La pensée française
La pensée se détache difficilement, en France, au xixe siècle, des analyses des écrivains ou des théories des politologues. Des attitudes et des opinions expliquent, à cette époque, nombre d’approches de l’idée de droit, de quelque courant qu’il s’agisse : conservateur, voire nationaliste chrétien , socialiste, dans un sens plutôt large de ce mot. Cette dernière tendance est notamment marquée en France par Saint-Simon (1760-1825) , dont la pensée tend à reconstruire la société en faisant du gouvernement l’émanation de la classe industrielle, en mettant fin à l’exploitation de l’homme par l’homme et en fondant une morale nouvelle destinée à remplacer la religion chrétienne . Hostile au droit et plus généralement aux autorités, que ce soit celle de l’Eglise ou celle de I’Etat, P.-J. Proudhon (1809-1865) préconise un ordre nouveau fondé sur l’autogestion et la fédération; son combat contre la propriété privée cesse lorsqu’elle devient familiale.

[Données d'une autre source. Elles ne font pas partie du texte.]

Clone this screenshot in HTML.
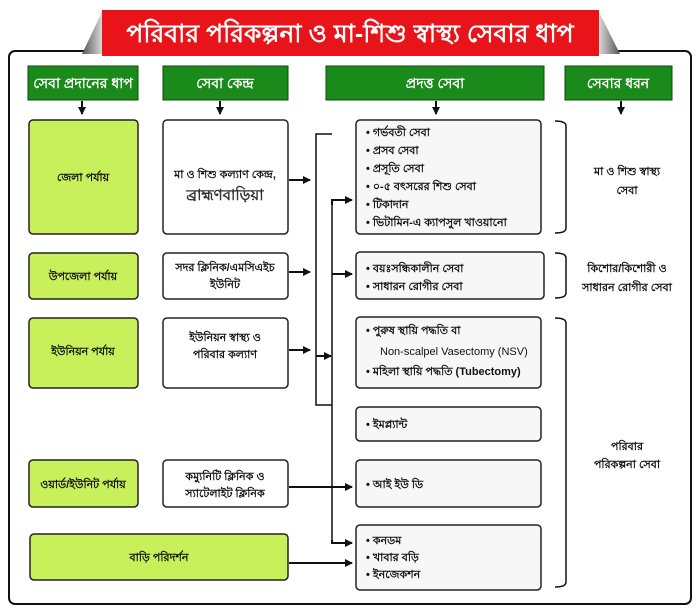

Durant la même époque, non sans relations avec les idées précédemment évoquées, une nouvelle science naissait en France. Sans doute pouvait on trouver plus tôt (Montaigne, Montesquieu) ou ailleurs des précédents. C’est pourtant à Auguste Comte (1789-1853) que l’on doit essentiellement l’éveil de la sociologie , ou science des sociétés. En formulant la loi des trois états (théologique,métaphysique, scientifique ou positif) par lesquels passerait nécessairement la connaissance humaine dans chaque branche du savoir, Auguste Comte considérait que la société industrielle de l’Europe de son temps était le signe de l’aboutissement d’un progrès permettant de dégager, dans un système politique hiérarchique et élitiste, les lois sociologiques servant de fondement au droit. Plus précisément, Auguste Comte estimait notamment que la propriété privée n’est qu’une fonction sociale, que le mariage doit être indissoluble et que chacun doit être libre de disposer de ses biens à cause de mort.
La démarche sociologique fut ultérieurement approfondie par Durkheim (1858-1917), dont l’influence a notamment favorisé l’essor de la sociologie juridique, de manière plus ou moins directe . De sa réflexion méthodologique, tendant à traiter les faits sociaux comme des choses, devait résulter, face aux phénomènes juridiques, une attitude objective à laquelle les juristes n’avaient pas été habitués. A la tendance ainsi dégagée restèrent fidèles les durkheimiens . Et, même si d’autres courants sociologiques ont pu, en France ou à l’étranger , remettre en cause nombre de postulats de la conception durkheimienne, celle-ci a marqué le développement de la sociologie juridique appliquée. Du côté des juristes, le positivisme juridique c’est à dire la conception selon laquelle il n’y a de droit que le droit positif, tel qu’il existe à un moment et dans un territoire donnés rejoignit parfois le courant sociologique en revêtant la forme du positi¬visme sociologique (et non pas étatique), la règle de droit se dégageant assez directement de l’analyse des faits sociaux.
Les brèves remarques qui précèdent ne devraient pas cependant don¬ner à penser qu’en France, la philosophie du droit n’a été, pendant toute cette période, marquée que par des tendances socialistes, sociologiques ou sociologisantes. Il a existé aussi un courant fidèle au posi¬tivisme étatiste et portant à considérer que le droit ne peut exister en dehors de l’Etat, qu’il s’identifie avec lui, ce qui n’impliquait pas de la part des tenants de ces thèses spécialement Carré de Malberg (1861- 1935) l’absence d’influences morales ou religieuses. En outre, des courants idéalistes ont conduit à penser que la description et l’analyse des faits sociaux ne permettent pas de dégager de manière suffisante le fondement du droit, mais sans que l’idéal servant à orienter celui ci demeure extérieur. Ainsi se manifeste la persistance d’une tendance fidèle, à travers des formes variées, à l’idée de droit naturel. On a vu se développer aussi un courant idéaliste moins attaché à cette idée mais ne reniant pas pour cela la référence à des valeurs, parfois moins soucieux du rationnel, voire plus sensible au rôle de l’intuition . Ces diverses théories se définissent toutes plus ou moins, qu’elles le veuillent ou non, par rapport au jusnaturalisme.
Est-il besoin d’ajouter, au terme de cette évocation, qu’il est vain d’espérer ici être exhaustif, car, consciemment ou non, le juriste, le philosophe, le jurissociologue, l’écrivain expriment une philosophie du droit?